What an Ontology Explorer Taught Me

I set out to build a tool that explains ontologies. I ended up building one that's careful about how it explains them, and that was the harder, better project.

Part 7 of 7 in Going Emic

The Method Was the Point

I set out to build a tool that explains ontologies. What I actually built was a tool that’s careful about how it explains them, and that turned out to be the more interesting project. Ethnographers have a word for this: reflexivity, the discipline of disclosing your own method so a reader can judge the account. It became the spine of the whole thing.

A summary you can’t interrogate is just a rumor with good formatting.

Field Notes That Show Their Work

Every plain-language summary in Emic is generated by a model, and every one says so. A provenance line under each note records which model wrote it, which generation of the prompt produced it, and when. That isn’t legal boilerplate. It’s the fieldworker telling you where the account came from, so you can weight it accordingly. A note written by one model in February is a different kind of evidence than one rewritten last week, and you can see which you’re looking at.

The summaries also carry a standing disclaimer: they’re aids for understanding, not authoritative definitions. The authoritative text is always the verbatim spec, kept one click away. The sources and licenses behind every ontology are credited on a dedicated page.

Reflexivity isn’t a disclaimer you bury. It’s metadata you attach to every claim.

Declared vs. Inherited

The same instinct shows up in how Emic handles inheritance. A concept in CIM rarely stands alone; it inherits most of what it is from ancestors. Storage Volume declares 5 properties of its own and inherits 52 more from 6 ancestors above it. Emic shows that split explicitly, attributing each property to the class that actually declares it, instead of presenting one flat list of 57 that pretends the concept invented them all.

What a concept declares and what it inherits are different facts. Flattening them is a small lie that adds up.

A First Week in the Field

The last piece is tours: short, narrated walks through a handful of related concepts, in sequence. “From raw capacity to a mounted disk” in CIM; “How D3FEND frames a defense” in the cyber-defense ontology. They exist because dropping someone into a 1,648-node graph is not an introduction. A tour is the local who walks you around in your first week, before you know the map.

What’s Still Open

Plenty. The live-generation tier exists, but the public site doesn’t use it, so every note is only as current as its last batch. Six ontologies are mapped, which is a start, not a survey. And the hardest gap is the one between a concept’s formal name and the word a practitioner would actually say, the jargon that never makes it into the schema. Going emic gets you the insider’s categories. It doesn’t yet get you the insider’s slang.

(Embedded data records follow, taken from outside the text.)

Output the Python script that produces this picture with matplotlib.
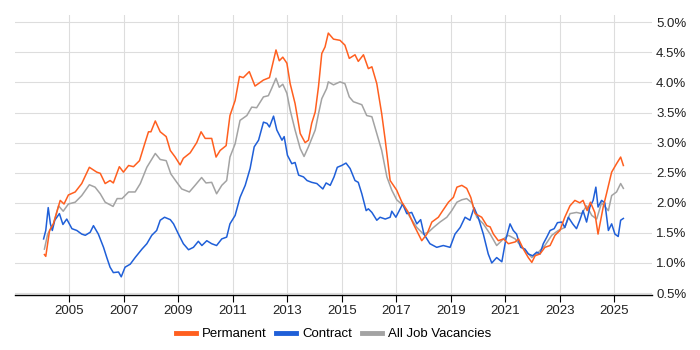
import matplotlib
matplotlib.use("Agg")
import matplotlib.pyplot as plt
from matplotlib.ticker import FixedLocator, FuncFormatter

plt.rcParams['font.family'] = ['Liberation Sans', 'DejaVu Sans']

perm_x = [2004.08, 2004.13, 2004.27, 2004.41, 2004.66, 2004.8, 2004.96, 2005.21, 2005.45, 2005.73, 2006.0, 2006.13,
          2006.31, 2006.49, 2006.61, 2006.83, 2006.98, 2007.17, 2007.35, 2007.57, 2007.74, 2007.9, 2007.99, 2008.15,
          2008.33, 2008.55, 2008.7, 2008.88, 2009.06, 2009.18, 2009.43, 2009.67, 2009.83, 2009.98, 2010.22, 2010.38,
          2010.53, 2010.75, 2010.89, 2011.08, 2011.24, 2011.38, 2011.6, 2011.81, 2012.12, 2012.34, 2012.58, 2012.7,
          2012.83, 2012.98, 2013.1, 2013.28, 2013.47, 2013.65, 2013.77, 2013.89, 2014.02, 2014.14, 2014.26, 2014.38,
          2014.5, 2014.69, 2014.93, 2015.11, 2015.27, 2015.48, 2015.6, 2015.79, 2015.97, 2016.1, 2016.28, 2016.46,
          2016.59, 2016.77, 2017.01, 2017.2, 2017.44, 2017.62, 2017.93, 2018.12, 2018.3, 2018.54, 2018.7, 2018.91,
          2019.09, 2019.22, 2019.4, 2019.58, 2019.73, 2019.89, 2020.13, 2020.32, 2020.44, 2020.56, 2020.74, 2020.93,
          2021.11, 2021.36, 2021.48, 2021.66, 2021.84, 2021.97, 2022.09, 2022.27, 2022.45, 2022.64, 2022.82, 2023.0,
          2023.18, 2023.37, 2023.55, 2023.73, 2023.85, 2024.0, 2024.12, 2024.28, 2024.4, 2024.59, 2024.71, 2024.9,
          2025.08, 2025.23, 2025.33]
perm_y = [1.14, 1.11, 1.54, 1.65, 2.04, 1.98, 2.13, 2.18, 2.32, 2.59, 2.51, 2.49,
          2.32, 2.37, 2.33, 2.60, 2.51, 2.62, 2.60, 2.70, 2.95, 3.18, 3.18, 3.36,
          3.18, 3.10, 2.87, 2.76, 2.63, 2.74, 2.83, 3.00, 3.18, 3.07, 3.07, 2.76,
          2.87, 2.95, 3.45, 3.70, 4.10, 4.08, 4.18, 3.94, 4.04, 4.08, 4.54, 4.36,
          4.42, 4.32, 3.98, 3.65, 3.15, 3.00, 3.04, 3.32, 3.51, 3.93, 4.48, 4.59,
          4.82, 4.72, 4.70, 4.62, 4.40, 4.46, 4.35, 4.46, 4.23, 4.26, 3.98, 3.48,
          3.04, 2.37, 2.21, 2.01, 1.84, 1.65, 1.37, 1.48, 1.68, 1.76, 1.87, 2.01,
          2.09, 2.26, 2.29, 2.24, 2.09, 1.82, 1.76, 1.62, 1.60, 1.48, 1.37, 1.40,
          1.32, 1.35, 1.40, 1.23, 1.09, 1.01, 1.12, 1.15, 1.26, 1.29, 1.46, 1.54,
          1.76, 1.95, 2.04, 2.00, 2.04, 1.87, 2.01, 1.84, 1.48, 1.93, 2.15, 2.51,
          2.65, 2.76, 2.62]

contract_x = [2004.05, 2004.13, 2004.22, 2004.3, 2004.37, 2004.46, 2004.63, 2004.76, 2004.9, 2005.09, 2005.27, 2005.45,
              2005.58, 2005.76, 2005.88, 2006.06, 2006.25, 2006.37, 2006.49, 2006.61, 2006.8, 2006.9, 2007.04, 2007.23,
              2007.41, 2007.66, 2007.84, 2008.02, 2008.2, 2008.33, 2008.49, 2008.7, 2008.82, 2009.0, 2009.18, 2009.37,
              2009.55, 2009.73, 2009.86, 2010.04, 2010.22, 2010.4, 2010.59, 2010.77, 2010.89, 2011.08, 2011.26, 2011.45,
              2011.63, 2011.78, 2011.94, 2012.12, 2012.25, 2012.34, 2012.49, 2012.61, 2012.8, 2012.88, 2013.0, 2013.16,
              2013.28, 2013.41, 2013.59, 2013.72, 2013.89, 2014.08, 2014.3, 2014.42, 2014.57, 2014.71, 2014.83, 2014.99,
              2015.15, 2015.3, 2015.48, 2015.6, 2015.73, 2015.89, 2015.97, 2016.1, 2016.28, 2016.4, 2016.59, 2016.77,
              2016.83, 2016.98, 2017.07, 2017.23, 2017.38, 2017.56, 2017.75, 2017.89, 2018.01, 2018.23, 2018.48, 2018.72,
              2018.97, 2019.15, 2019.34, 2019.52, 2019.7, 2019.85, 2020.0, 2020.19, 2020.37, 2020.5, 2020.68, 2020.87,
              2021.02, 2021.17, 2021.29, 2021.41, 2021.56, 2021.72, 2021.84, 2022.0, 2022.15, 2022.27, 2022.39, 2022.52,
              2022.64, 2022.79, 2022.91, 2023.07, 2023.18, 2023.31, 2023.47, 2023.61, 2023.73, 2023.85, 2023.98, 2024.1,
              2024.22, 2024.32, 2024.4, 2024.53, 2024.65, 2024.78, 2024.9, 2025.02, 2025.14, 2025.23, 2025.33]
contract_y = [1.40, 1.54, 1.92, 1.65, 1.54, 1.71, 1.82, 1.64, 1.73, 1.57, 1.54, 1.48,
              1.46, 1.51, 1.62, 1.48, 1.26, 1.09, 0.93, 0.84, 0.85, 0.77, 0.93, 0.98,
              1.09, 1.23, 1.32, 1.46, 1.54, 1.71, 1.76, 1.72, 1.65, 1.48, 1.32, 1.22,
              1.26, 1.36, 1.29, 1.37, 1.32, 1.29, 1.40, 1.43, 1.65, 1.79, 2.09, 2.29,
              2.57, 2.93, 3.04, 3.34, 3.32, 3.26, 3.44, 3.21, 3.04, 3.10, 2.79, 2.65,
              2.67, 2.46, 2.43, 2.37, 2.34, 2.32, 2.23, 2.33, 2.29, 2.43, 2.59, 2.62,
              2.66, 2.57, 2.37, 2.34, 2.15, 1.87, 1.90, 1.84, 1.71, 1.76, 1.73, 1.76,
              1.86, 1.76, 1.84, 1.98, 1.82, 1.84, 1.65, 1.72, 1.48, 1.32, 1.26, 1.29,
              1.26, 1.48, 1.59, 1.76, 1.71, 1.92, 1.76, 1.48, 1.15, 1.00, 1.09, 1.02,
              1.40, 1.65, 1.54, 1.48, 1.26, 1.23, 1.15, 1.12, 1.18, 1.15, 1.32, 1.43,
              1.54, 1.57, 1.67, 1.68, 1.59, 1.76, 1.65, 1.57, 1.71, 1.87, 1.68, 1.93,
              2.04, 2.26, 1.93, 2.04, 2.00, 1.54, 1.65, 1.48, 1.44, 1.71, 1.74]

all_x = [2004.08, 2004.2, 2004.41, 2004.6, 2004.77, 2004.96, 2005.21, 2005.45, 2005.73, 2005.94, 2006.13, 2006.31,
         2006.6, 2006.75, 2006.93, 2007.17, 2007.41, 2007.6, 2007.84, 2008.15, 2008.33, 2008.55, 2008.72, 2008.94,
         2009.12, 2009.4, 2009.61, 2009.85, 2010.01, 2010.22, 2010.4, 2010.59, 2010.77, 2010.89, 2011.08, 2011.26,
         2011.51, 2011.69, 2011.87, 2012.12, 2012.3, 2012.42, 2012.58, 2012.7, 2012.83, 2012.98, 2013.1, 2013.28,
         2013.47, 2013.61, 2013.77, 2014.02, 2014.14, 2014.26, 2014.44, 2014.5, 2014.69, 2014.93, 2015.11, 2015.27,
         2015.42, 2015.73, 2015.91, 2016.1, 2016.28, 2016.46, 2016.65, 2016.83, 2017.01, 2017.26, 2017.5, 2017.75,
         2017.99, 2018.17, 2018.36, 2018.6, 2018.85, 2019.03, 2019.22, 2019.4, 2019.58, 2019.77, 2019.95, 2020.19,
         2020.44, 2020.68, 2020.93, 2021.11, 2021.36, 2021.55, 2021.79, 2021.97, 2022.21, 2022.45, 2022.7, 2022.94,
         2023.18, 2023.37, 2023.61, 2023.8, 2023.98, 2024.17, 2024.35, 2024.53, 2024.78, 2024.9, 2025.08, 2025.23,
         2025.33]
all_y = [1.23, 1.48, 1.65, 1.95, 1.86, 1.98, 2.01, 2.12, 2.30, 2.26, 2.15, 2.01,
         1.94, 2.07, 2.07, 2.18, 2.18, 2.32, 2.59, 2.82, 2.72, 2.70, 2.48, 2.34,
         2.23, 2.18, 2.29, 2.42, 2.33, 2.34, 2.15, 2.29, 2.37, 2.76, 2.98, 3.37,
         3.45, 3.59, 3.58, 3.76, 3.78, 3.90, 4.07, 3.92, 3.97, 3.82, 3.54, 3.21,
         2.90, 2.77, 2.93, 3.21, 3.48, 3.73, 3.90, 4.01, 3.96, 4.01, 3.98, 3.76,
         3.68, 3.63, 3.45, 3.43, 3.15, 2.87, 2.43, 2.21, 2.05, 1.95, 1.76, 1.59,
         1.48, 1.51, 1.59, 1.68, 1.76, 1.87, 2.01, 2.05, 2.07, 2.00, 1.76, 1.65,
         1.48, 1.29, 1.40, 1.46, 1.40, 1.29, 1.18, 1.09, 1.18, 1.29, 1.46, 1.54,
         1.59, 1.82, 1.84, 1.82, 1.95, 1.79, 1.73, 2.00, 1.87, 2.12, 2.18, 2.32,
         2.24]

year_ticks = [2005, 2007, 2009, 2011, 2013, 2015, 2017, 2019, 2021, 2023, 2025]
pct_ticks = [0.5, 1.0, 1.5, 2.0, 2.5, 3.0, 3.5, 4.0, 4.5, 5.0]

c_perm = '#FF5F1F'
c_con = '#1F5FD8'
c_all = '#A3A3A3'

fig = plt.figure(figsize=(7, 3.5), dpi=100)
ax = fig.add_axes([0.0214, 0.157, 0.910, 0.800])

ax.plot(all_x, all_y, color=c_all, lw=1.1, label='All Job Vacancies', zorder=2)
ax.plot(contract_x, contract_y, color=c_con, lw=1.1, label='Contract', zorder=3)
ax.plot(perm_x, perm_y, color=c_perm, lw=1.1, label='Permanent', zorder=4)

ax.set_xlim(2003.0, 2026.38)
ax.set_ylim(0.467, 5.12)
ax.xaxis.set_major_locator(FixedLocator(year_ticks))
ax.yaxis.set_major_locator(FixedLocator(pct_ticks))
ax.yaxis.set_major_formatter(FuncFormatter(lambda v, p: f"{v:.1f}%"))
ax.yaxis.tick_right()
ax.grid(True, color='#DDDDDD', lw=0.8, zorder=0)
for s in ['top', 'left', 'right']:
    ax.spines[s].set_visible(False)
ax.spines['bottom'].set_color('#000000')
ax.spines['bottom'].set_linewidth(1.0)
ax.tick_params(axis='y', length=0, pad=3, labelsize=9.5, colors='#222222')
ax.tick_params(axis='x', length=5, width=0.8, color='#000000', labelsize=9.5, labelcolor='#222222', pad=2)

handles, labels = ax.get_legend_handles_labels()
order = [2, 1, 0]
leg = fig.legend([handles[i] for i in order], [labels[i] for i in order],
                 loc='center', bbox_to_anchor=(0.4764, 0.045), ncol=3, frameon=False,
                 fontsize=9.5, handlelength=1.5, handletextpad=0.45, columnspacing=0.75)
for line in leg.get_lines():
    line.set_linewidth(3.5)

fig.savefig('out.png', dpi=100)
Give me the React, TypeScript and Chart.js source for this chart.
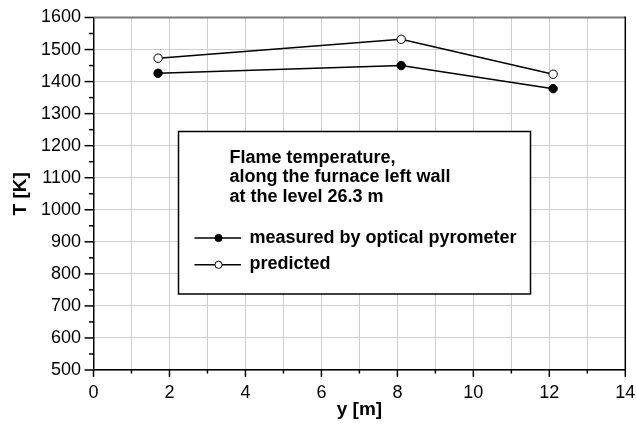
import React, { useEffect, useRef } from 'react';
import { Chart, registerables } from 'chart.js';

Chart.register(...registerables);

// ---- data ----
const positions = [1.7, 8.1, 12.1];
const measured = [1426, 1450, 1378];
const predicted = [1473, 1532, 1423];
const seriesLabels = ['measured by optical pyrometer', 'predicted'];
const noteLines = ['Flame temperature,', 'along the furnace left wall', 'at the level 26.3 m'];
const xTitle = 'y [m]';
const yTitle = 'T [K]';
const xRange = [0, 14];
const yRange = [500, 1600];

const FONT = '"Liberation Sans", Arial, Helvetica, sans-serif';

const decorPlugin = {
  id: 'decor',
  afterDraw(chart: any) {
    const { ctx, chartArea: a } = chart;
    const xs = chart.scales.x;
    const ys = chart.scales.y;
    ctx.save();
    // top and right frame
    ctx.lineCap = 'butt';
    ctx.strokeStyle = '#777';
    ctx.lineWidth = 2;
    ctx.beginPath();
    ctx.moveTo(a.left, a.top);
    ctx.lineTo(a.right, a.top);
    ctx.stroke();
    ctx.strokeStyle = '#000';
    ctx.lineWidth = 1.5;
    ctx.beginPath();
    ctx.moveTo(a.right, a.top - 1);
    ctx.lineTo(a.right, a.bottom);
    ctx.stroke();
    // tick marks (major + minor)
    ctx.strokeStyle = '#000';
    ctx.lineWidth = 1.5;
    xs.ticks.forEach((t: any) => {
      const px = xs.getPixelForValue(t.value);
      const len = t.value % 2 === 0 ? 7 : 3.5;
      ctx.beginPath();
      ctx.moveTo(px, a.bottom);
      ctx.lineTo(px, a.bottom + len);
      ctx.stroke();
    });
    ys.ticks.forEach((t: any) => {
      const py = ys.getPixelForValue(t.value);
      const len = t.value % 100 === 0 ? 9 : 4.5;
      ctx.beginPath();
      ctx.moveTo(a.left - len, py);
      ctx.lineTo(a.left, py);
      ctx.stroke();
    });

    // annotation / legend box
    const bl = a.left + 85;
    const bt = a.top + 114;
    const bw = 352;
    const bh = 162.5;
    ctx.fillStyle = '#fff';
    ctx.fillRect(bl, bt, bw, bh);
    ctx.strokeStyle = '#000';
    ctx.lineWidth = 1.5;
    ctx.strokeRect(bl, bt, bw, bh);

    ctx.fillStyle = '#000';
    ctx.font = `bold 18px ${FONT}`;
    ctx.textAlign = 'left';
    ctx.textBaseline = 'alphabetic';
    noteLines.forEach((line, i) => {
      ctx.fillText(line, bl + 51, bt + 31 + i * 19.8);
    });

    const rows = [
      { marker: bt + 106.5, base: bt + 111.3 },
      { marker: bt + 133.3, base: bt + 137.8 },
    ];
    chart.data.datasets.forEach((ds: any, i: number) => {
      const r = rows[i];
      ctx.strokeStyle = '#000';
      ctx.lineWidth = 1.5;
      ctx.beginPath();
      ctx.moveTo(bl + 16, r.marker);
      ctx.lineTo(bl + 62.5, r.marker);
      ctx.stroke();
      ctx.beginPath();
      ctx.arc(bl + 40, r.marker, 3.6, 0, Math.PI * 2);
      ctx.fillStyle = ds.pointBackgroundColor;
      ctx.fill();
      ctx.lineWidth = 1;
      ctx.stroke();
      ctx.fillStyle = '#000';
      ctx.fillText(ds.label, bl + 71, r.base);
    });
    ctx.restore();
  },
};

export default function App() {
  const ref = useRef<HTMLCanvasElement | null>(null);
  useEffect(() => {
    if (!ref.current) return;
    const chart = new Chart(ref.current, {
      type: 'scatter',
      data: {
        datasets: [
          {
            label: seriesLabels[0],
            data: positions.map((x, i) => ({ x, y: measured[i] })),
            showLine: true,
            borderColor: '#000',
            borderWidth: 1.5,
            pointRadius: 4.2,
            pointBackgroundColor: '#000',
            pointBorderColor: '#000',
            pointBorderWidth: 1,
          },
          {
            label: seriesLabels[1],
            data: positions.map((x, i) => ({ x, y: predicted[i] })),
            showLine: true,
            borderColor: '#000',
            borderWidth: 1.5,
            pointRadius: 4.2,
            pointBackgroundColor: '#fff',
            pointBorderColor: '#000',
            pointBorderWidth: 1,
          },
        ],
      },
      options: {
        animation: false,
        responsive: false,
        devicePixelRatio: 1,
        layout: { padding: { left: 0, right: 10.7, top: 17.5, bottom: 0 } },
        plugins: { legend: { display: false }, tooltip: { enabled: false } },
        scales: {
          x: {
            type: 'linear',
            min: xRange[0],
            max: xRange[1],
            afterFit: (s: any) => {
              s.height = 60;
              s.paddingLeft = 0;
              s.paddingRight = 0;
            },
            ticks: {
              stepSize: 1,
              autoSkip: false,
              maxRotation: 0,
              padding: 12,
              color: '#000',
              font: { family: FONT, size: 18 },
              callback: (v: any) => (Number(v) % 2 === 0 ? String(v) : ''),
            },
            grid: { color: '#cfcfcf', lineWidth: 1, drawTicks: false },
            border: { color: '#000', width: 1.5 },
            title: {
              display: true,
              text: xTitle,
              color: '#000',
              font: { family: FONT, size: 19, weight: 'bold' },
              padding: { top: 0, bottom: 9 },
            },
          },
          y: {
            type: 'linear',
            min: yRange[0],
            max: yRange[1],
            afterFit: (s: any) => {
              s.width = 93.5;
              s.paddingTop = 0;
              s.paddingBottom = 0;
            },
            ticks: {
              stepSize: 50,
              autoSkip: false,
              padding: 12.5,
              color: '#000',
              font: { family: FONT, size: 18 },
              callback: (v: any) => (Number(v) % 100 === 0 ? String(v) : ''),
            },
            grid: {
              color: (c: any) => (c.tick && c.tick.value % 100 === 0 ? '#cfcfcf' : 'rgba(0,0,0,0)'),
              lineWidth: 1,
              drawTicks: false,
            },
            border: { color: '#000', width: 1.5 },
            title: {
              display: true,
              text: yTitle,
              color: '#000',
              font: { family: FONT, size: 19, weight: 'bold' },
              padding: { top: 9, bottom: 0 },
            },
          },
        },
      },
      plugins: [decorPlugin],
    } as any);
    return () => chart.destroy();
  }, []);
  return (
    <div style={{ position: 'absolute', left: 0, top: 0, width: 636, height: 430, background: '#fff' }}>
      <canvas ref={ref} width={636} height={430} style={{ display: 'block' }} />
    </div>
  );
}
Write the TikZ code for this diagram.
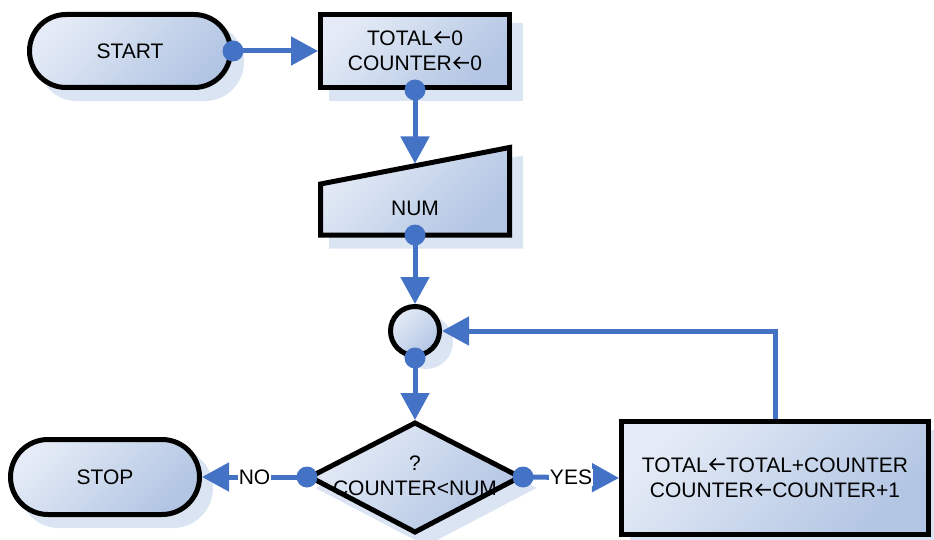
\documentclass[tikz,border=0pt]{standalone}
\usepackage{fontspec}
\setmainfont{Liberation Sans}
\usetikzlibrary{arrows.meta,shapes.misc,shadows}
\definecolor{cblue}{RGB}{68,114,196}
\definecolor{gtop}{RGB}{228,235,246}
\definecolor{gbot}{RGB}{178,197,227}
\definecolor{shb}{RGB}{219,228,242}
\newcommand\larr{\kern1pt\tikz[baseline=0pt]{\useasboundingbox (0pt,0pt) rectangle (17.5pt,1pt);
  \draw[black,line width=1.6pt,line cap=butt,line join=miter] (16pt,8.2pt) -- (1.5pt,8.2pt) (7.2pt,13.9pt) -- (1.5pt,8.2pt) -- (7.2pt,2.5pt);}}
\begin{document}
\begin{tikzpicture}[x=1pt,y=-1pt,
  font=\fontsize{21}{25.5}\selectfont,
  shp/.style={draw=black, line width=5pt, top color=gtop, bottom color=gbot, shading angle=45,
    general shadow={shadow xshift=11pt, shadow yshift=-11pt, fill=shb, draw=shb, line width=5pt}},
  conn/.style={draw=cblue, line width=5pt, -{Triangle[length=27pt,width=28pt]}},
  dot/.style={fill=cblue},
  lbl/.style={fill=white, inner sep=1pt}]
\useasboundingbox (0,0) rectangle (934,540);
% shapes
\node[shp, rounded rectangle, minimum width=201pt, minimum height=73pt, inner sep=0pt] (start) at (130,51) {START};
\node[shp, rectangle, minimum width=189pt, minimum height=73pt, align=center, inner sep=0pt] (init) at (415,51) {TOTAL\larr0\\COUNTER\larr0};
\draw[shp] (320.5,235) -- (509.5,235) -- (509.5,147.5) -- (320.5,184) -- cycle;
\node (num) at (415,208) {NUM};
\coordinate (numtop) at (415,163.5);
\coordinate (numbot) at (415,235);
\node[shp, circle, minimum size=49pt, inner sep=0pt] (join) at (415,331) {};
\draw[shp] (415,423) -- (520,477) -- (415,532) -- (310,477) -- cycle;
\coordinate (dtop) at (415,420);
\coordinate (dleft) at (307,477);
\coordinate (dright) at (523,477);
\node[align=center, inner sep=0pt] (cond) at (415,476) {?\\COUNTER<NUM};
\node[shp, rectangle, minimum width=307pt, minimum height=113pt, align=center, inner sep=0pt] (upd) at (775,478) {TOTAL\larr TOTAL+COUNTER\\COUNTER\larr COUNTER+1};
\node[shp, rounded rectangle, minimum width=189pt, minimum height=75pt, inner sep=0pt] (stop) at (105,477) {STOP};
% connectors
\draw[conn] (start.east) -- (init.west);
\draw[conn] (init.south) -- (numtop);
\draw[conn] (numbot) -- (join.north);
\draw[conn] (join.south) -- (dtop);
\draw[conn] (dleft) -- node[lbl] {NO} (stop.east);
\draw[conn] (dright) -- node[lbl] {YES} (upd.west);
\draw[conn] (upd.north) |- (join.east);
% dots
\fill[dot] (start.east) circle (10.5pt);
\fill[dot] (init.south) circle (10.5pt);
\fill[dot] (numbot) circle (10.5pt);
\fill[dot] (join.south) circle (10.5pt);
\fill[dot] (dleft) circle (10.5pt);
\fill[dot] (dright) circle (10.5pt);
\end{tikzpicture}
\end{document}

The ontology gives you what a domain wrote down. The last mile is everything the domain knows but never bothered to formalize.

The Takeaway

The Takeaway: Building an explorer for ontologies taught me that the explaining is the easy part and the honesty about the explaining is the hard, valuable one: show the model, show the date, separate declared from inherited, keep the source one click away. Going emic means reading a domain in its own categories. Doing it responsibly means always showing your work.